Cleaning up the American mess had to start with political reform. The Constitution, which Washington, Hamilton and both Morrises signed, gave the United States a revenue stream by allowing Congress to tax imports and products, such as whiskey and salt. (Income taxes were unconstitutional.) This change alone began to boost the value of American securities even as Hamilton took office. Hamilton strengthened American credit further by taking over the states' debts and announcing that all creditors would be paid at a common rate. To make good on that pledge, he had to overcome congressional resistance to rewarding speculators who had bought up debt. But Hamilton knew that if the United States started picking and choosing among its creditors, its credit would go back into the outhouse.
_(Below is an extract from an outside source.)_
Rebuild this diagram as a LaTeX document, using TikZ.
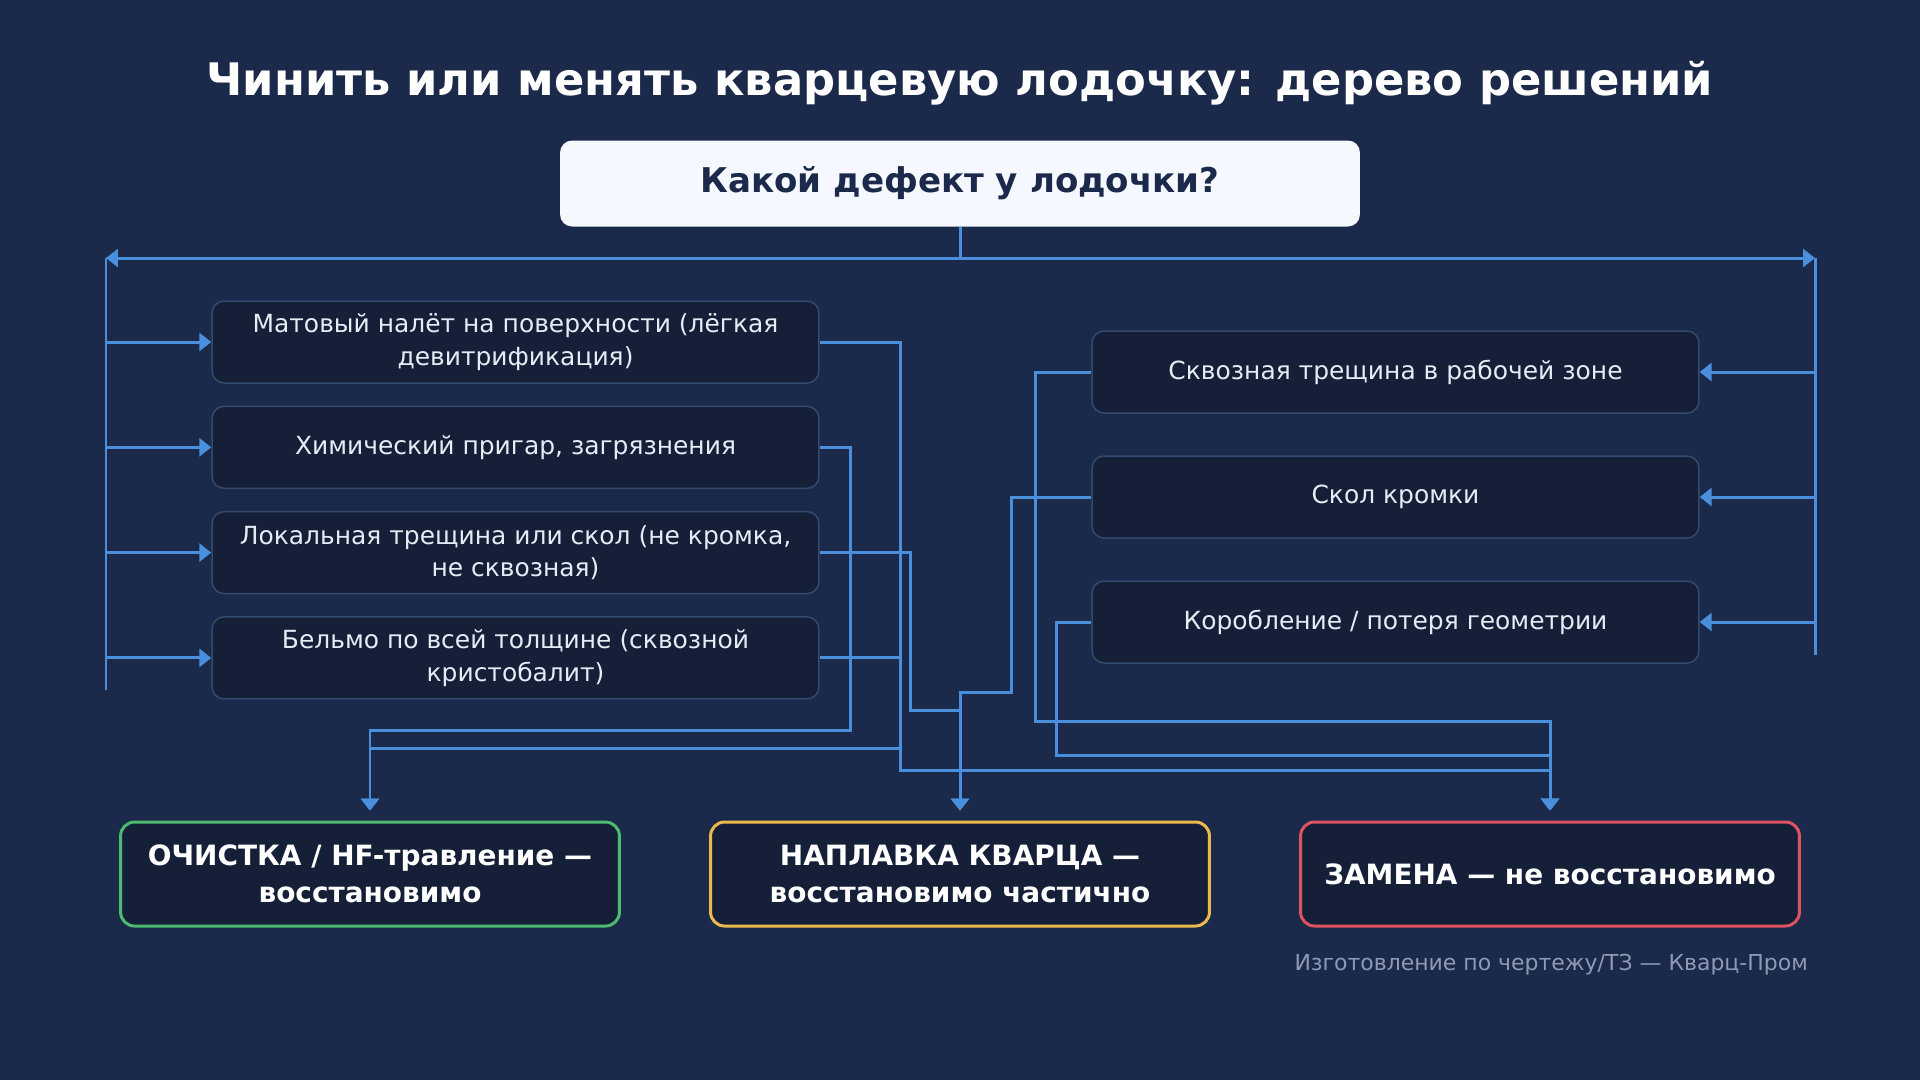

By paying America's debts responsibly, Hamilton made American IOUs valuable. "It is a well known fact," he wrote, "that in countries in which the national debt is properly funded . . . it answers most of the purposes of money." He thus monetized a cash-strapped, backwater economy. To handle the government's funds, and to regulate the money supply, Hamilton asked Congress to charter the Bank of the United States. America would join Holland and Britain in the vanguard of the financial revolution. The Bank had to overcome the objections of Secretary of State Jefferson, and Virginia's Rep. James Madison, who thought chartering such a corporation was unconstitutional. Madison's opposition pained Hamilton, since he and Madison had worked together in the struggle to ratify the Constitution. Madison, he concluded, was a "clever man," but "very little acquainted with the world." The world recognized Hamilton's knowledge. When he stepped down as Treasury secretary in 1795, American securities were trading at 110% of face value.
Brookhiser knows his subject well, since he wrote one of the better bios on Hamilton. It's well worth reading, as is this article.